Of course I can’t review arrivals without reflecting upon departures, and the departure from Heathrow wasn’t perfect either, despite their efforts to improve facilities for children. I am happy to report that there are now play areas in Heathrow, but with one major failing: no departure boards anywhere near, at least in Terminal 3. In our instance we couldn’t stay to play as we had no visibility of either the gate assignment or the actual boarding time.

By way of comparison, I’m hard pressed to think of an airport that does family travel better than Schiphol. Certainly the strollers are delivered to the gate, and they even have mini baggage carts for moving hand luggage throughout the airport. However it’s their entire rethinking of ‘waiting time’ that makes Schiphol’s experience spectacular: an indoor play area to rival the best outdoor park; a sleeping area; a library full of books and magazines; an outpost of the Rijksmuseum; even a piano.

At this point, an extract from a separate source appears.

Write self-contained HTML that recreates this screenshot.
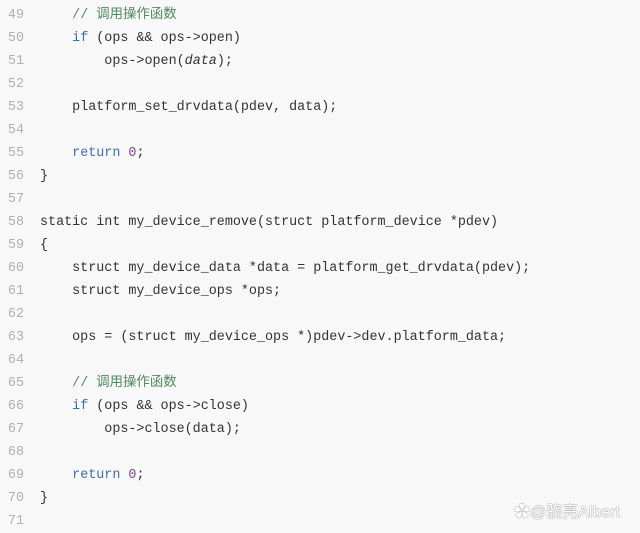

Did they ruin it by forgetting the information needs of family travellers (departure boards)? Nope. Perfect execution. Heathrow watch and learn.

How I rated it

Experience scan report - Heathrow vs Schiphol for Families

Schiphol scores highly for superb design of airport experiences for everyone, including children.



  1. Hi – very interested in your ExScan work, and wondered whether you have explored making comparisons across sectors? e.g. hotel vs airport based on a theme of ‘warm welcome’?

    I’d welcome a discussion to explore this – I work in the same CX area, and my own Lifelines methodology captures similar insight, but structures it differently. I’m wondering how the two could work together.


    PS: for balance, I’d add that the CX of Heathrow T5 is very different to all the other Heathrow terminals, but of course you have to fly British Airways to use it!

    • Hi Rick. Yes, absolutely! We’re using across sectors on similar experiences, but also across one experience with different groups of customers. Tx for tip on Heathrow terminal 5. I’ll email you directly to follow up. Lea

    • I love the idea of comparing attributes across sectors. We all do it for competitive analyses elsewhere so why not here? Thanks. I’ll look for your Lifelines method also.